Exercise goal:
Pull every line of the entries that has the word "chart".

- - - - - - -

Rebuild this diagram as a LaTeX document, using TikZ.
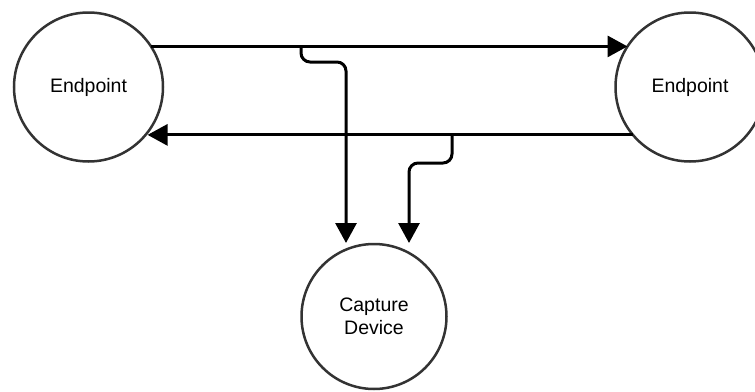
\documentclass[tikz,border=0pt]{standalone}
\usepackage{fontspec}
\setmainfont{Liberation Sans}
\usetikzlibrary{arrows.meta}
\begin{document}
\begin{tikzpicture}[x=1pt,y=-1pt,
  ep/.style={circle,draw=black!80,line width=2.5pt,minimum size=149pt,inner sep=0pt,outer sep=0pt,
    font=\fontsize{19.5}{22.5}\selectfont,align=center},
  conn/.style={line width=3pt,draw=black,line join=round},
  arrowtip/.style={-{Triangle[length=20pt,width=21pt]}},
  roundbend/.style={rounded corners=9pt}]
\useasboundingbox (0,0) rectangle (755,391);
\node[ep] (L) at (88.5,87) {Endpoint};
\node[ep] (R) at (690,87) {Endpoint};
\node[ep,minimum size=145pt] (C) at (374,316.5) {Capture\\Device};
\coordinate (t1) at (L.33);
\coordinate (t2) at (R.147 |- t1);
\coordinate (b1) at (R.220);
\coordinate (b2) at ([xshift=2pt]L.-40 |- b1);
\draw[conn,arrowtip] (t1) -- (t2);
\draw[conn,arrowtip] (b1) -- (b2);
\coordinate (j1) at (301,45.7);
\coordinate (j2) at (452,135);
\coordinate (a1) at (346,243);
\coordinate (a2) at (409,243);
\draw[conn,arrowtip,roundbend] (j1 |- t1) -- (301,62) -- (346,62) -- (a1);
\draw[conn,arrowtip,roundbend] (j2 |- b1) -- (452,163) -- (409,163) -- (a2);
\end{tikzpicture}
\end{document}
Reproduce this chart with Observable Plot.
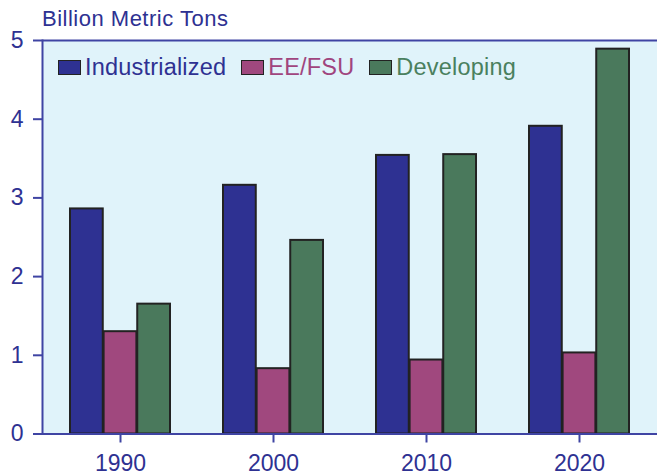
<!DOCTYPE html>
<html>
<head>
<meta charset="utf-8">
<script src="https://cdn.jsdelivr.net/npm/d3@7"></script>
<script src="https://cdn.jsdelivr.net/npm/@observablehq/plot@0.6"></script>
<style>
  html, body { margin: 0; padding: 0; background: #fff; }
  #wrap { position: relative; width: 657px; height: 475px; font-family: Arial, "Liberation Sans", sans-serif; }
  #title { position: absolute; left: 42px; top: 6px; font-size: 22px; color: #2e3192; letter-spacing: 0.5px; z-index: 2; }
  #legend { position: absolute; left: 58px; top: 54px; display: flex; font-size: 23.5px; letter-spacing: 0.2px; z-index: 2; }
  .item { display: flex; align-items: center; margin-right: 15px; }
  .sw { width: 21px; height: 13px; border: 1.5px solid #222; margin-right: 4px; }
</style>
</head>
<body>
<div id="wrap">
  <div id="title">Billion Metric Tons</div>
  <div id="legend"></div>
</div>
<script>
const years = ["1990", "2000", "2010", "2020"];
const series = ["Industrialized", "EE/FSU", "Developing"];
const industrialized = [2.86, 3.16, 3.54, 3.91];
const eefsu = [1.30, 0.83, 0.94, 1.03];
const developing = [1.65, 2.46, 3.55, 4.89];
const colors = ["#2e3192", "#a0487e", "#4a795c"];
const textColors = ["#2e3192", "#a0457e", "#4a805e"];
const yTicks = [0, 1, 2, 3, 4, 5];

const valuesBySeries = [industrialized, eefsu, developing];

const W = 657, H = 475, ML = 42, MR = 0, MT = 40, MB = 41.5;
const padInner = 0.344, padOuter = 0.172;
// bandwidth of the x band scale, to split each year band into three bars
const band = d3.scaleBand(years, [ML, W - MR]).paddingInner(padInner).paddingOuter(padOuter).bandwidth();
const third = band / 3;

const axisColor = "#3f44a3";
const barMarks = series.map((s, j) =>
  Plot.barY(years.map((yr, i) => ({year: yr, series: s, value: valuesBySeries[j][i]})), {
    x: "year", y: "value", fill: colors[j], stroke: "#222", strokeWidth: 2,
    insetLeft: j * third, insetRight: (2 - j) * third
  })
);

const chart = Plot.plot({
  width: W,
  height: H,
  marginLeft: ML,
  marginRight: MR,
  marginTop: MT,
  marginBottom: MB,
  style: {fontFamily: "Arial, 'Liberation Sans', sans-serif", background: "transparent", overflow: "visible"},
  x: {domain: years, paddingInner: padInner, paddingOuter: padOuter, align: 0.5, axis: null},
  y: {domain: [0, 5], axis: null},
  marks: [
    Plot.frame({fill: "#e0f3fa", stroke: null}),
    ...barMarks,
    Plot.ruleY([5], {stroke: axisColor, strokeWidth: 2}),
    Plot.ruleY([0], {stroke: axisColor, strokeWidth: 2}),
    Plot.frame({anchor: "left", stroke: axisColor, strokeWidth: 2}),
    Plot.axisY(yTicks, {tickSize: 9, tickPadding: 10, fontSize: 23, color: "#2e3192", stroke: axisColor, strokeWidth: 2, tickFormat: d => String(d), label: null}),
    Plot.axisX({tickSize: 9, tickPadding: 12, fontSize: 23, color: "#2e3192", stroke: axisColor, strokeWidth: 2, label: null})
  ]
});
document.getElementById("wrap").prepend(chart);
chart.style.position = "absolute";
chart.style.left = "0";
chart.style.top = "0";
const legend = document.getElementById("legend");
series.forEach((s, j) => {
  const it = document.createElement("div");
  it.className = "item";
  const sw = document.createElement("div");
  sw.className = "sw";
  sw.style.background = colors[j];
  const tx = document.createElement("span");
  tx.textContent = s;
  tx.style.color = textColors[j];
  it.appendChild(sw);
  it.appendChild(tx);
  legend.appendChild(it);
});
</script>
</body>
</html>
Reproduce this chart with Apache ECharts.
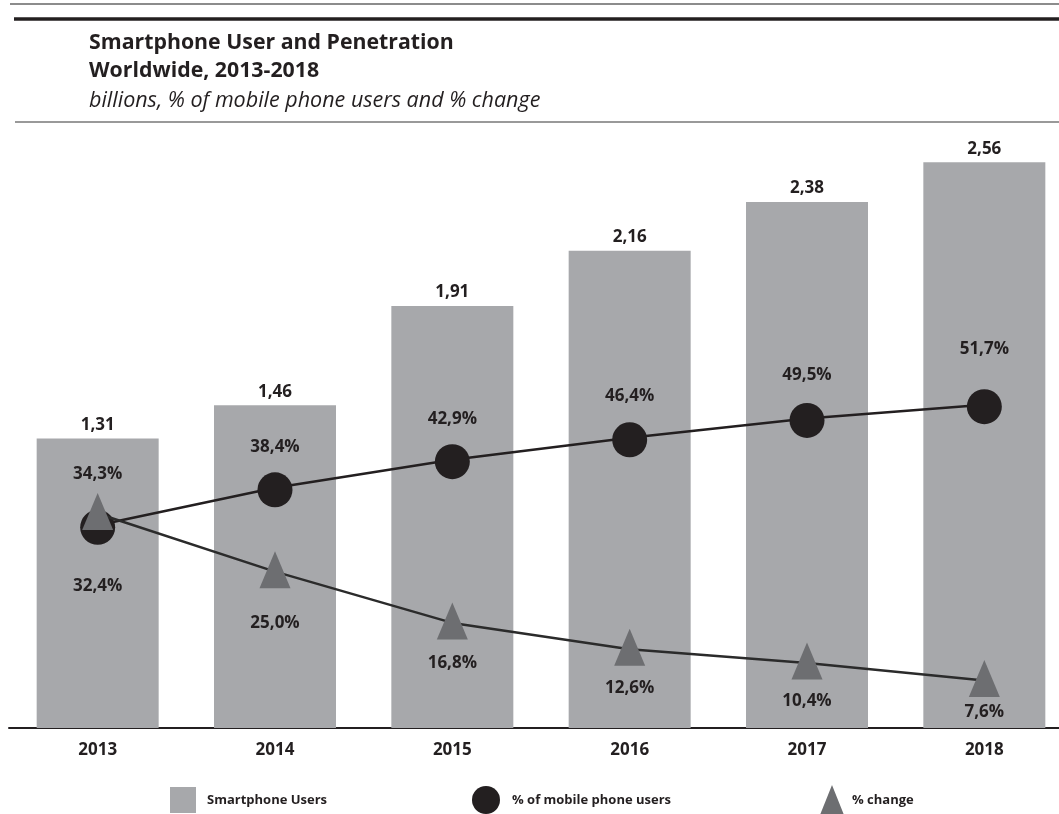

- - - - - - -

Response to the exercise:
Reproduce this chart with Observable Plot.
const chart = Plot.plot({
document.getElementById("wrap").prepend(chart);
chart.style.position = "absolute";
chart.style.left = "0";
chart.style.top = "0";
Reproduce this chart with Apache ECharts.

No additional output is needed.